EU Plans for the Criminalisation of Political Protest

A special report has been published by Statewatch, a European network drawn from 12 countries encouraging the publication of investigative journalism and critical research in the fields of the state, civil liberties and openness. The report shows that the EU's plans to combat future protests at EU and international meetings in Europe would:

* give control of operations to the newly-created EU "Task Force of Chief Police Officers" which has no legal basis for its activities;

* create mechanisms for "operational" cooperation for which there are no legal powers;

* legitimise the ongoing surveillance by "police and intelligence officers" (internal security services) of "persons or groups likely to pose a threat to public order and security";

* create national databases of "troublemakers" based on suspicion and supposition without any legal standards or data protection and allow the unregulated exchange of this data;

* allow EU member states to pass laws to prevent people from going to protests in other countries if their names have been recorded as "suspects" or if they have been convicted of minor public order offences (i.e.: obstructing the highway).

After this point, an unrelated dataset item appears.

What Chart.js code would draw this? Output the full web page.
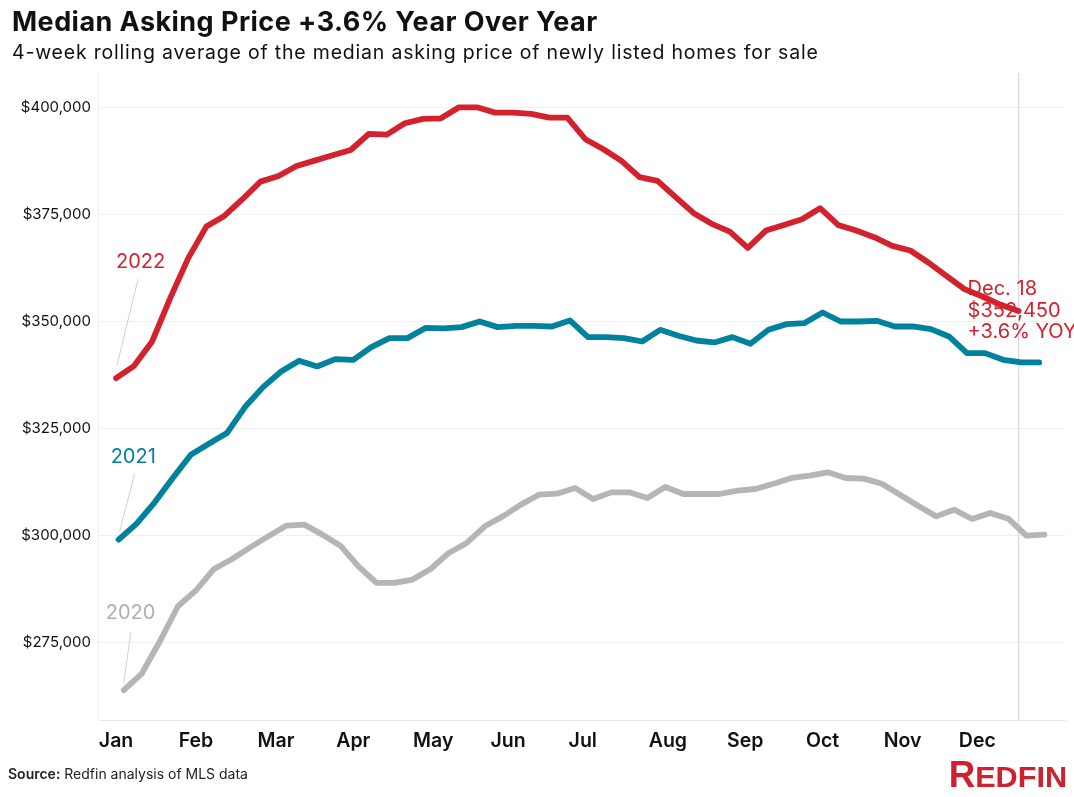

Statewatch editor, Tony Bunyan, commented: "The plans by EU governments to counter protests threaten the right of free movement and the right to protest. They were rushed through in secret meetings in just two weeks without any reference to national or European parliaments.

"The plans will have little effect on the ground where we are likely to see more authoritarian policing of protests on the streets. But a green light has been given to the law enforcement agencies to put groups concerned with global issues under surveillance on the grounds that they are all potential ‘troublemakers’.

"EU governments should spend their time and resources resolving the underlying issues which are bringing the people onto the streets instead of targeting a new ‘enemy within’ which smacks of Cold War ideology."